There are fears that the seven-year-old may be sterile after failing to impregnate any of the first 12 mares he covered at his Kentucky base, the Ashford Stud. "Some horses that come off the race-track are slow to start," Ashford's farm manager, Barry Simon, said. "Rather than for rumours to start, we decided to go ahead and make this announcement."

Simon added that ultrasound tests will be performed in the next 10 to 20 days on other mares covered by Cigar to see if they are in foal.

Fertility specialists saw Cigar on Wednesday and will send their report to insurance companies. The horse's stud fee is $75,000 (pounds 47,000). If tests show that the horse is sterile and the insurance firms and the stud agree, then Cigar could return to racing.

"We'll have to see what the insurance company want to do," Allen Paulson, who owned Cigar during his racing career, told the Daily News in New York. "I would like to keep him at my own farm [Brookside]. All I can say is that it's a shock. We were counting on his babies awful badly."
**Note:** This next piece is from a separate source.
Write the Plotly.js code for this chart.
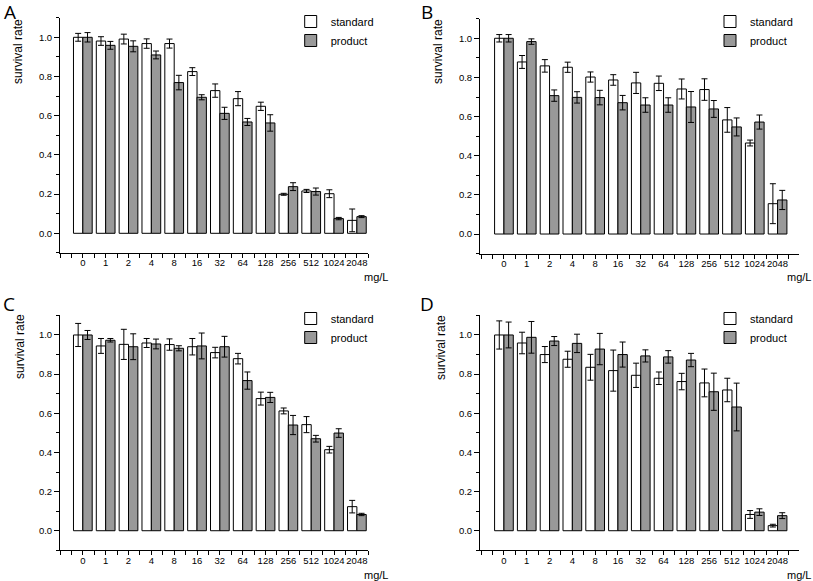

Cigar ended his career at the age of six as the horse that had won most prize-money in the history of horse-racing. He was retired to Ashford Stud in a sale valued at $25m (pounds 15m) after he finished third in the Breeders' Cup Classic.

It was his second consecutive loss and third in four races since the end of his record 16-race winning streak, which equalled the modern record set by Citation. The streak included a 10 out of 10 record in 1995.

Fertility problems for new stallions are not particularly unusual, but more frequently occur with younger horses that have perhaps not quite reached maturity.

One reason for such a problem is the stress caused by changing from a rigorous training regime to a more relaxed lifestyle. Several prominent stallion have recovered from such difficulties to lead active lives as successful stallions.